--- Start Exercise inputs ---

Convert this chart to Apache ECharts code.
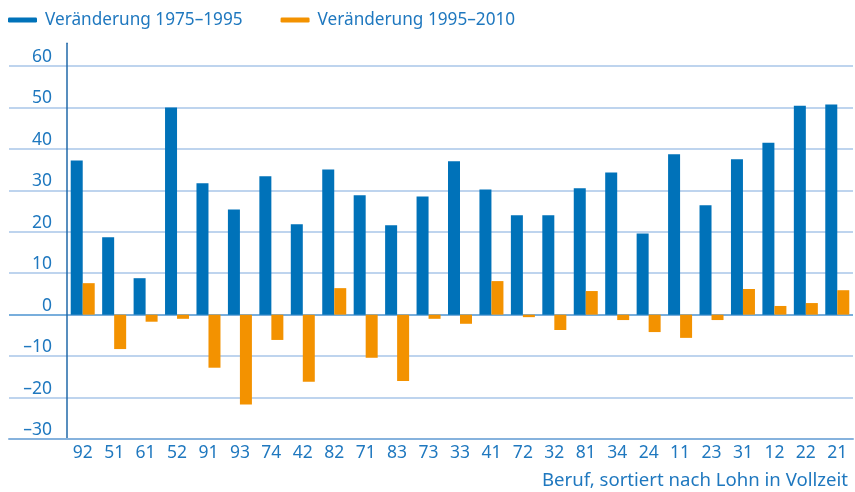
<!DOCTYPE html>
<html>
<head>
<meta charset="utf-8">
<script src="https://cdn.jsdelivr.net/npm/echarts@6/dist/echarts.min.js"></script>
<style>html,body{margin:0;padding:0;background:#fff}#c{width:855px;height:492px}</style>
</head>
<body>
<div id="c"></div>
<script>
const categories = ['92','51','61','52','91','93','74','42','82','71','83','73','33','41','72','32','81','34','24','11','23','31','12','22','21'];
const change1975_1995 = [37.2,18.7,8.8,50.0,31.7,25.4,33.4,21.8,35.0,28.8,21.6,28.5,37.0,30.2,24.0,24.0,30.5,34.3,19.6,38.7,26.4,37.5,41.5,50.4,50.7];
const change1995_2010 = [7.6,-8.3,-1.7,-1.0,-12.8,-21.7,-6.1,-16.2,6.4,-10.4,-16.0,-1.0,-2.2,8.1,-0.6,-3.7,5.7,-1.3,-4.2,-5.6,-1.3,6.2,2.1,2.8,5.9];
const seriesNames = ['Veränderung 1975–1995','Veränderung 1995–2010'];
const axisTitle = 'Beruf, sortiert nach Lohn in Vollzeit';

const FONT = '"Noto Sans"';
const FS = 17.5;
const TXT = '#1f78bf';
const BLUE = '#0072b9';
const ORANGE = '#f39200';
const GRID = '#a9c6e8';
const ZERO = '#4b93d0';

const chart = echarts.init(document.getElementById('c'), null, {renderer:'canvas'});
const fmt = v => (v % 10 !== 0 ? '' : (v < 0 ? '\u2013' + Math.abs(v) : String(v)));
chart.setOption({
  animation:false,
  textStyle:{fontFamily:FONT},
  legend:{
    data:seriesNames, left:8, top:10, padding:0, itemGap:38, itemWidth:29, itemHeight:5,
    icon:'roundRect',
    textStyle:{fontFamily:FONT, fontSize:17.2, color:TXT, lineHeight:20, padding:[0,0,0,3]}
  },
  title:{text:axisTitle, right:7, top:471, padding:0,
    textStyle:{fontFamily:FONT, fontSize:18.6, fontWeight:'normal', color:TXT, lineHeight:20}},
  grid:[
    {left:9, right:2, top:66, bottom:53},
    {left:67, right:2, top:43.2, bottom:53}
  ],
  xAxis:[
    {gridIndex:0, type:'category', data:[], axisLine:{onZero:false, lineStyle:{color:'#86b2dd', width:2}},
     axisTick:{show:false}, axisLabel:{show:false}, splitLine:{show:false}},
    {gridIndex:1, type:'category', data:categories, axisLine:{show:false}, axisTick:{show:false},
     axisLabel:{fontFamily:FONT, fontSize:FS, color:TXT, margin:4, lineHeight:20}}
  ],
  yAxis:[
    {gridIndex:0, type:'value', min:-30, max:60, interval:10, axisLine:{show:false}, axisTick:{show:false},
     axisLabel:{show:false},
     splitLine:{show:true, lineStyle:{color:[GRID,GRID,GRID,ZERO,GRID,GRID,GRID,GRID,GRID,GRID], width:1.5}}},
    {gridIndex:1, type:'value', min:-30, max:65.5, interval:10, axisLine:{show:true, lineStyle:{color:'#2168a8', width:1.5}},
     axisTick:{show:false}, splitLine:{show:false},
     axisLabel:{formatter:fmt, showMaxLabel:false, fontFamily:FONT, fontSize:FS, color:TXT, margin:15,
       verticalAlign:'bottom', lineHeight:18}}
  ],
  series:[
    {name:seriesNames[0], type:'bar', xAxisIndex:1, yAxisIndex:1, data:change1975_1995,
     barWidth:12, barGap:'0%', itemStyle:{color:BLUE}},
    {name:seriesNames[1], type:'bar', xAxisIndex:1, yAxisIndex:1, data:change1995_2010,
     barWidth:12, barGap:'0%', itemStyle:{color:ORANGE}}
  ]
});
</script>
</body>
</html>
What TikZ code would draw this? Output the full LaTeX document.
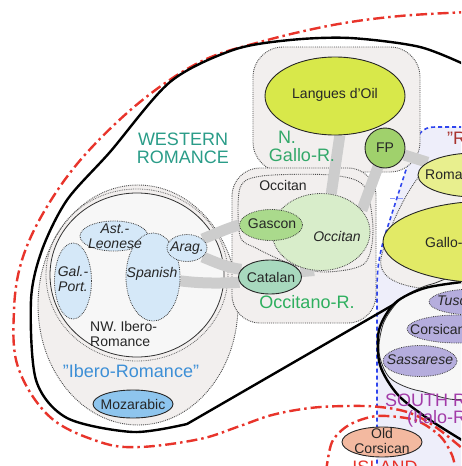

--- End Exercise inputs ---

Exercise directions
Your copy should repeat each entry above exactly but contain no pictures.

Answer to the exercise
Convert this chart to Apache ECharts code.
<!DOCTYPE html>
<html>
<head>
<meta charset="utf-8">
<script src="https://cdn.jsdelivr.net/npm/echarts@6/dist/echarts.min.js"></script>
<style>html,body{margin:0;padding:0;background:#fff}#c{width:855px;height:492px}</style>
</head>
<body>
<div id="c"></div>
<script>
const categories = ['92','51','61','52','91','93','74','42','82','71','83','73','33','41','72','32','81','34','24','11','23','31','12','22','21'];
const change1975_1995 = [37.2,18.7,8.8,50.0,31.7,25.4,33.4,21.8,35.0,28.8,21.6,28.5,37.0,30.2,24.0,24.0,30.5,34.3,19.6,38.7,26.4,37.5,41.5,50.4,50.7];
const change1995_2010 = [7.6,-8.3,-1.7,-1.0,-12.8,-21.7,-6.1,-16.2,6.4,-10.4,-16.0,-1.0,-2.2,8.1,-0.6,-3.7,5.7,-1.3,-4.2,-5.6,-1.3,6.2,2.1,2.8,5.9];
const seriesNames = ['Veränderung 1975–1995','Veränderung 1995–2010'];
const axisTitle = 'Beruf, sortiert nach Lohn in Vollzeit';

const FONT = '"Noto Sans"';
const FS = 17.5;
const TXT = '#1f78bf';
const BLUE = '#0072b9';
const ORANGE = '#f39200';
const GRID = '#a9c6e8';
const ZERO = '#4b93d0';

const chart = echarts.init(document.getElementById('c'), null, {renderer:'canvas'});
const fmt = v => (v % 10 !== 0 ? '' : (v < 0 ? '\u2013' + Math.abs(v) : String(v)));
chart.setOption({
  animation:false,
  textStyle:{fontFamily:FONT},
  legend:{
    data:seriesNames, left:8, top:10, padding:0, itemGap:38, itemWidth:29, itemHeight:5,
    icon:'roundRect',
    textStyle:{fontFamily:FONT, fontSize:17.2, color:TXT, lineHeight:20, padding:[0,0,0,3]}
  },
  title:{text:axisTitle, right:7, top:471, padding:0,
    textStyle:{fontFamily:FONT, fontSize:18.6, fontWeight:'normal', color:TXT, lineHeight:20}},
  grid:[
    {left:9, right:2, top:66, bottom:53},
    {left:67, right:2, top:43.2, bottom:53}
  ],
  xAxis:[
    {gridIndex:0, type:'category', data:[], axisLine:{onZero:false, lineStyle:{color:'#86b2dd', width:2}},
     axisTick:{show:false}, axisLabel:{show:false}, splitLine:{show:false}},
    {gridIndex:1, type:'category', data:categories, axisLine:{show:false}, axisTick:{show:false},
     axisLabel:{fontFamily:FONT, fontSize:FS, color:TXT, margin:4, lineHeight:20}}
  ],
  yAxis:[
    {gridIndex:0, type:'value', min:-30, max:60, interval:10, axisLine:{show:false}, axisTick:{show:false},
     axisLabel:{show:false},
     splitLine:{show:true, lineStyle:{color:[GRID,GRID,GRID,ZERO,GRID,GRID,GRID,GRID,GRID,GRID], width:1.5}}},
    {gridIndex:1, type:'value', min:-30, max:65.5, interval:10, axisLine:{show:true, lineStyle:{color:'#2168a8', width:1.5}},
     axisTick:{show:false}, splitLine:{show:false},
     axisLabel:{formatter:fmt, showMaxLabel:false, fontFamily:FONT, fontSize:FS, color:TXT, margin:15,
       verticalAlign:'bottom', lineHeight:18}}
  ],
  series:[
    {name:seriesNames[0], type:'bar', xAxisIndex:1, yAxisIndex:1, data:change1975_1995,
     barWidth:12, barGap:'0%', itemStyle:{color:BLUE}},
    {name:seriesNames[1], type:'bar', xAxisIndex:1, yAxisIndex:1, data:change1995_2010,
     barWidth:12, barGap:'0%', itemStyle:{color:ORANGE}}
  ]
});
</script>
</body>
</html>
What TikZ code would draw this? Output the full LaTeX document.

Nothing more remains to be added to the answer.